--- BEGIN Given material ---

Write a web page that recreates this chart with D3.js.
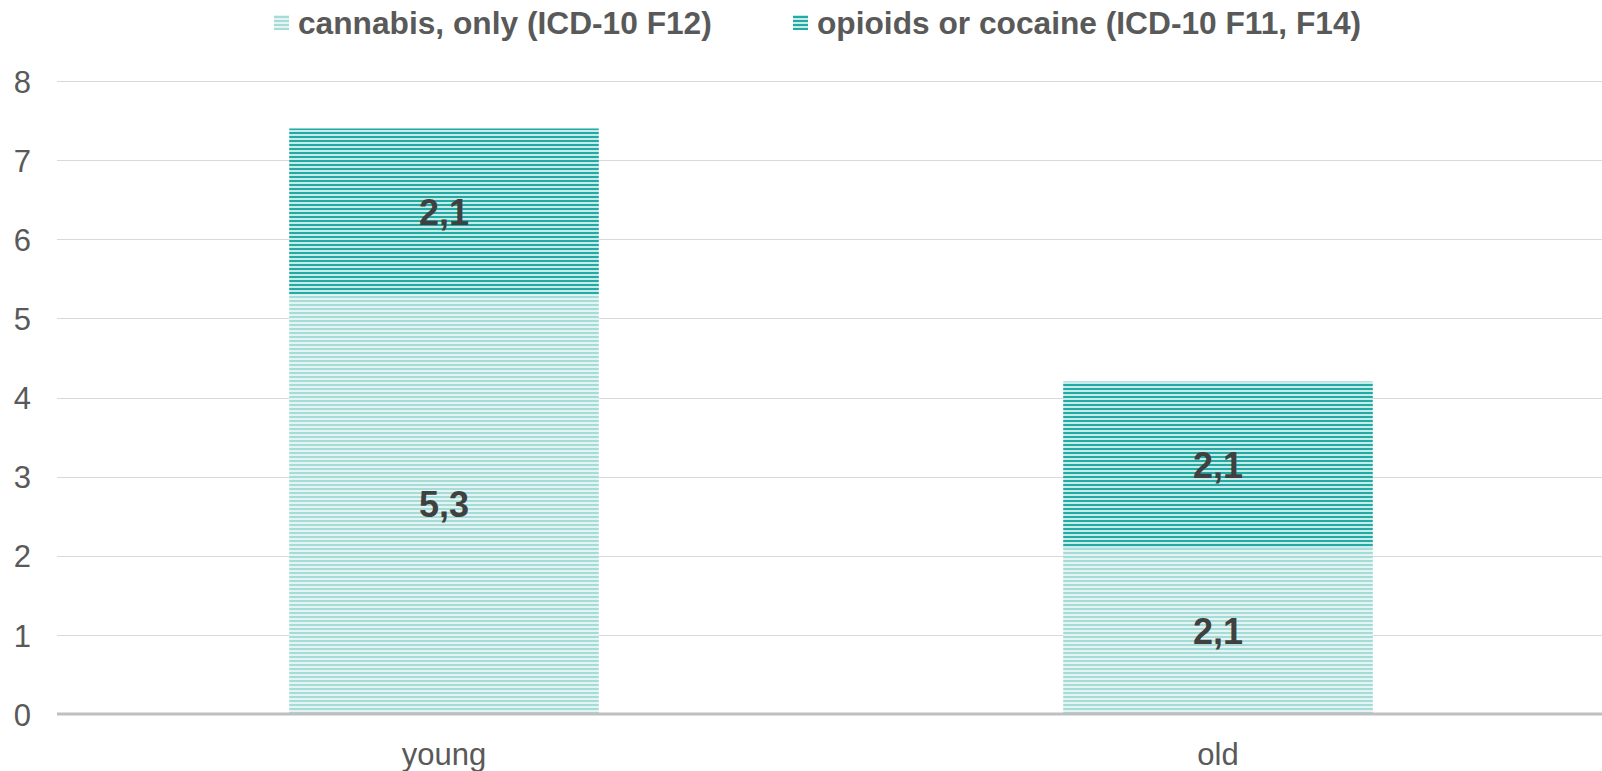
<!DOCTYPE html>
<html><head><meta charset="utf-8">
<script src="https://cdn.jsdelivr.net/npm/d3@7"></script>
<style>html,body{margin:0;padding:0;background:#fff;overflow:hidden}</style>
</head><body>
<svg id="chart" width="1602" height="771"></svg>
<script>
const categories = ["young", "old"];
const seriesNames = ["cannabis, only (ICD-10 F12)", "opioids or cocaine (ICD-10 F11, F14)"];
const cannabis = [5.3, 2.1];
const opioids = [2.1, 2.1];
const yTicks = [0,1,2,3,4,5,6,7,8];

const W = 1602, H = 771;
const m = {left: 57, right: 0, top: 81, bottom: 57};
const svg = d3.select("#chart");
const font = "'Liberation Sans', Arial, sans-serif";

const defs = svg.append("defs");
function stripe(id, light, dark) {
  const p = defs.append("pattern").attr("id", id).attr("patternUnits", "userSpaceOnUse")
    .attr("width", 8).attr("height", 4);
  p.append("rect").attr("width", 8).attr("height", 4).attr("fill", light);
  p.append("rect").attr("y", 0).attr("width", 8).attr("height", 2).attr("fill", dark);
}
stripe("pA", "#e3f4f3", "#a6dcd7");
stripe("pB", "#c6ebe8", "#22aaa4");
const fills = ["url(#pA)", "url(#pB)"];

const x = d3.scaleBand().domain(categories).range([m.left, W + 3]).paddingInner(0.6).paddingOuter(0.3);
const y = d3.scaleLinear().domain([0, 8]).range([H - m.bottom, m.top]);

// gridlines
svg.append("g").selectAll("line").data(yTicks.filter(d => d > 0)).join("line")
  .attr("x1", m.left).attr("x2", W - m.right)
  .attr("y1", d => Math.round(y(d)) + 0.5).attr("y2", d => Math.round(y(d)) + 0.5)
  .attr("stroke", "#d9d9d9").attr("stroke-width", 1);

// y axis labels
const yAxis = d3.axisLeft(y).tickValues(yTicks).tickSize(0).tickPadding(0).tickFormat(d3.format("d"));
const ya = svg.append("g").attr("transform", `translate(31,0)`).call(yAxis);
ya.select(".domain").remove();
ya.selectAll("text").attr("font-family", font).attr("font-size", 31).attr("fill", "#595959").attr("dy", "0.36em");

// stacked data
const data = categories.map((c, i) => ({cat: c, cannabis: cannabis[i], opioids: opioids[i]}));
const stack = d3.stack().keys(["cannabis", "opioids"])(data);

svg.append("g").selectAll("g").data(stack).join("g")
  .attr("fill", (d, i) => fills[i])
  .selectAll("rect").data(d => d).join("rect")
  .attr("x", d => x(d.data.cat))
  .attr("width", x.bandwidth())
  .attr("y", d => y(d[1]))
  .attr("height", d => y(d[0]) - y(d[1]));

// data labels
const lbl = svg.append("g");
stack.forEach(s => {
  s.forEach(d => {
    lbl.append("text")
      .attr("x", x(d.data.cat) + x.bandwidth() / 2)
      .attr("y", (y(d[0]) + y(d[1])) / 2)
      .attr("dy", "0.36em")
      .attr("text-anchor", "middle")
      .attr("font-family", font).attr("font-weight", "bold").attr("font-size", 36)
      .attr("fill", "#404040")
      .text(d3.format(".1f")(d[1] - d[0]).replace(".", ","));
  });
});

// x axis
const xAxis = d3.axisBottom(x).tickSize(0).tickPadding(0);
const xa = svg.append("g").attr("transform", `translate(0,${y(0)})`).call(xAxis);
xa.select(".domain").remove();
xa.selectAll("text").attr("font-family", font).attr("font-size", 31).attr("fill", "#595959").attr("y", 29).attr("dy", "0.71em");
svg.append("line").attr("x1", m.left).attr("x2", W - m.right).attr("y1", y(0)).attr("y2", y(0))
  .attr("stroke", "#bfbfbf").attr("stroke-width", 3);

// legend
const legX = [274, 793];
const leg = svg.append("g");
seriesNames.forEach((n, i) => {
  leg.append("rect").attr("x", legX[i]).attr("y", 15).attr("width", 15).attr("height", 15)
    .attr("fill", fills[i]);
  leg.append("text").attr("x", legX[i] + 24).attr("y", 23).attr("dy", "0.36em")
    .attr("font-family", font).attr("font-weight", "bold").attr("font-size", 31.7)
    .attr("fill", "#595959").text(n);
});
</script>
</body></html>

--- END Given material ---

**Aim of the exercise**
Everything from the first line of the listing above through the line that contains "const y = d3.scaleLinear().domain([0, 8]).range([H" is to be restated word for word, minus the pictures.

**Reply**
Write a web page that recreates this chart with D3.js.
<!DOCTYPE html>
<html><head><meta charset="utf-8">
<script src="https://cdn.jsdelivr.net/npm/d3@7"></script>
<style>html,body{margin:0;padding:0;background:#fff;overflow:hidden}</style>
</head><body>
<svg id="chart" width="1602" height="771"></svg>
<script>
const categories = ["young", "old"];
const seriesNames = ["cannabis, only (ICD-10 F12)", "opioids or cocaine (ICD-10 F11, F14)"];
const cannabis = [5.3, 2.1];
const opioids = [2.1, 2.1];
const yTicks = [0,1,2,3,4,5,6,7,8];

const W = 1602, H = 771;
const m = {left: 57, right: 0, top: 81, bottom: 57};
const svg = d3.select("#chart");
const font = "'Liberation Sans', Arial, sans-serif";

const defs = svg.append("defs");
function stripe(id, light, dark) {
  const p = defs.append("pattern").attr("id", id).attr("patternUnits", "userSpaceOnUse")
    .attr("width", 8).attr("height", 4);
  p.append("rect").attr("width", 8).attr("height", 4).attr("fill", light);
  p.append("rect").attr("y", 0).attr("width", 8).attr("height", 2).attr("fill", dark);
}
stripe("pA", "#e3f4f3", "#a6dcd7");
stripe("pB", "#c6ebe8", "#22aaa4");
const fills = ["url(#pA)", "url(#pB)"];

const x = d3.scaleBand().domain(categories).range([m.left, W + 3]).paddingInner(0.6).paddingOuter(0.3);
const y = d3.scaleLinear().domain([0, 8]).range([H - m.bottom, m.top]);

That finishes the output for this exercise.